Differentiating with respect to input: tensor does not require grad and does not have a grad_fn, yet requires_grad is set to True

geodavic · March 24, 2021, 1:47pm

I want to differentiate the output of a model with respect to its input. Here is the code (self is a class similar to nn.Module, x is the input, which is a batch of images)

lsm = torch.nn.LogSoftmax(dim=1)
x.requires_grad = True
self.eval()

logits = self.evaluate(x)
out_lsm = lsm(logits)

aux_sum = torch.sum(torch.max(out_lsm, axis=1)[0])
aux_sum.backward()

I want to find the gradient of aux_sum with respect to x , but for some reason aux_sum has no gradient function and I get the error element 0 of tensors does not require grad and does not have a grad_fn

As a sanity check, I can do the same process but with a simpler “model”:

x = torch.Tensor([0, 1, 2])
x.requires_grad = True

out_lsm = x ** 2

aux_sum = out_lsm.sum()
aux_sum.backward()
print(x.grad)
>>> tensor([0., 2., 4.])

with no issues. Does anyone know what is causing the gradient issue in the first case, and why it’s not the same as the simplified second case? Thank you!

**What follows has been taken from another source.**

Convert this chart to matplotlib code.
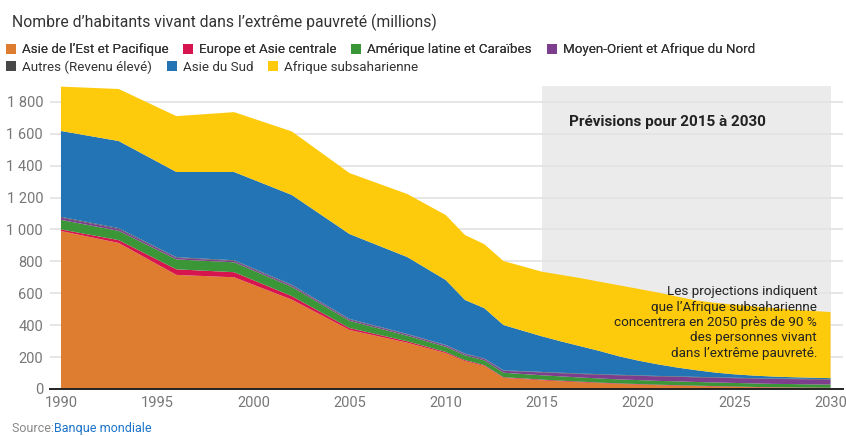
import matplotlib.pyplot as plt
import matplotlib.ticker as mticker

plt.rcParams['font.family'] = ['Roboto', 'DejaVu Sans']

# Data (millions of people)
years = [1990, 1993, 1996, 1999, 2002, 2005, 2008, 2010, 2011, 2012, 2013,
         2015, 2016, 2017, 2018, 2019, 2020, 2021, 2022, 2023, 2024, 2025,
         2026, 2027, 2028, 2029, 2030]
east_asia = [990, 915, 715, 700, 560, 370, 290, 225, 175, 145, 70,
             55, 48, 42, 37, 32, 28, 24, 21, 18, 15, 13, 11, 9, 8, 7, 6]
europe_ca = [10, 18, 35, 32, 22, 12, 9, 7, 6, 5, 4,
             4, 4, 4, 3, 3, 3, 3, 3, 3, 3, 3, 2, 2, 2, 2, 2]
latin_am = [60, 58, 62, 62, 58, 45, 35, 33, 30, 30, 28,
            27, 27, 26, 26, 25, 25, 24, 24, 23, 23, 22, 22, 21, 21, 20, 20]
mena = [14, 12, 10, 9, 9, 8, 8, 8, 8, 9, 12,
        18, 20, 22, 24, 26, 27, 28, 29, 29, 30, 30, 30, 31, 31, 31, 31]
others = [5, 5, 4, 4, 4, 4, 3, 3, 3, 3, 3,
          3, 3, 3, 3, 3, 3, 3, 3, 3, 3, 3, 3, 3, 3, 3, 3]
south_asia = [538, 546, 534, 553, 563, 532, 482, 407, 336, 315, 284,
              223, 196, 171, 145, 116, 92, 73, 55, 42, 29, 21, 16, 12, 9, 8, 6]
ssa = [278, 326, 350, 375, 398, 382, 395, 407, 407, 401, 401,
       405, 417, 427, 434, 445, 450, 450, 445, 437, 437, 436, 434, 430, 424, 419, 414]

labels = ["Asie de l\u2019Est et Pacifique", "Europe et Asie centrale",
          "Amérique latine et Caraïbes", "Moyen-Orient et Afrique du Nord",
          "Autres (Revenu élevé)", "Asie du Sud", "Afrique subsaharienne"]
colors = ["#DE7C2F", "#D6154E", "#3B9638", "#7E3E8E", "#474747", "#2274B4", "#FDCA0C"]

fig = plt.figure(figsize=(8.46, 4.36), dpi=100)
ax = fig.add_axes([0.0591, 0.1078, 0.9374, 0.6954])

# forecast shading + grid
ax.axvspan(2015, 2030, color="#ebebeb", zorder=0, lw=0)
ax.yaxis.grid(True, color="#e4e4e4", lw=1.3, zorder=0.5)
ax.set_axisbelow(True)

ax.stackplot(years, east_asia, europe_ca, latin_am, mena, others, south_asia, ssa,
             colors=colors, labels=labels, zorder=2, lw=0)

ax.set_xlim(1989.43, 2030.65)
ax.set_ylim(0, 1900)
ax.set_xticks(range(1990, 2031, 5))
ax.set_yticks(range(0, 1801, 200))
ax.yaxis.set_major_formatter(mticker.FuncFormatter(
    lambda v, p: f"{int(v):,}".replace(",", " ")))
ax.tick_params(axis="both", length=0, labelsize=10.5, colors="#777777")
ax.tick_params(axis="y", pad=5)
ax.tick_params(axis="x", pad=5)
for s in ["top", "right", "left"]:
    ax.spines[s].set_visible(False)
ax.spines["bottom"].set_color("#222222")
ax.spines["bottom"].set_linewidth(1.4)
ax.spines["bottom"].set_zorder(3)

# texts
ax.text(2016.4, 1673, "Prévisions pour 2015 à 2030", fontsize=11,
        fontweight="bold", color="#222222", va="center", zorder=4)
ax.text(2029.3, 650, "Les projections indiquent\nque l\u2019Afrique subsaharienne\n"
        "concentrera en 2050 près de 90 %\ndes personnes vivant\n"
        "dans l\u2019extrême pauvreté.", fontsize=9.7, color="#222222",
        ha="right", va="top", linespacing=1.24, zorder=4)

fig.text(12 / 846, 1 - 22 / 436, "Nombre d\u2019habitants vivant dans l\u2019extrême pauvreté (millions)",
         fontsize=11.3, color="#333333", va="center")

# legend (two rows, manual layout)
handles, lbls = ax.get_legend_handles_labels()
leg1 = fig.legend(handles[:4], lbls[:4], loc="center left",
                  bbox_to_anchor=(2 / 846, 1 - 50 / 436), ncol=4, frameon=False,
                  fontsize=9.6, handlelength=0.75, handleheight=0.75,
                  handletextpad=0.45, columnspacing=1.1, borderaxespad=0, borderpad=0.3)
for t in leg1.get_texts():
    t.set_color("#333333")
leg2 = fig.legend(handles[4:], lbls[4:], loc="center left",
                  bbox_to_anchor=(2 / 846, 1 - 67 / 436), ncol=3, frameon=False,
                  fontsize=9.6, handlelength=0.75, handleheight=0.75,
                  handletextpad=0.45, columnspacing=1.1, borderaxespad=0, borderpad=0.3)
for t in leg2.get_texts():
    t.set_color("#333333")
fig.add_artist(leg1)

fig.text(12 / 846, 1 - 428 / 436, "Source: ", fontsize=9, color="#888888", va="center")
fig.text(54 / 846, 1 - 428 / 436, "Banque mondiale", fontsize=9, color="#1a73c8", va="center")

fig.savefig("out.png", dpi=100)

suraj.pt · March 24, 2021, 2:43pm

Check if out_lsm.requires_grad == True. If not, maybe there is some operation in self.evaluate that is non differentiable that is causing requires_grad to be False

You can refer to this FAQ to know more about None gradients Why are my tensor's gradients unexpectedly None or not None?

geodavic · March 24, 2021, 3:23pm

Thank you. The issue was actually a torch.no_grad hiding in self.evaluate that I didn’t account for.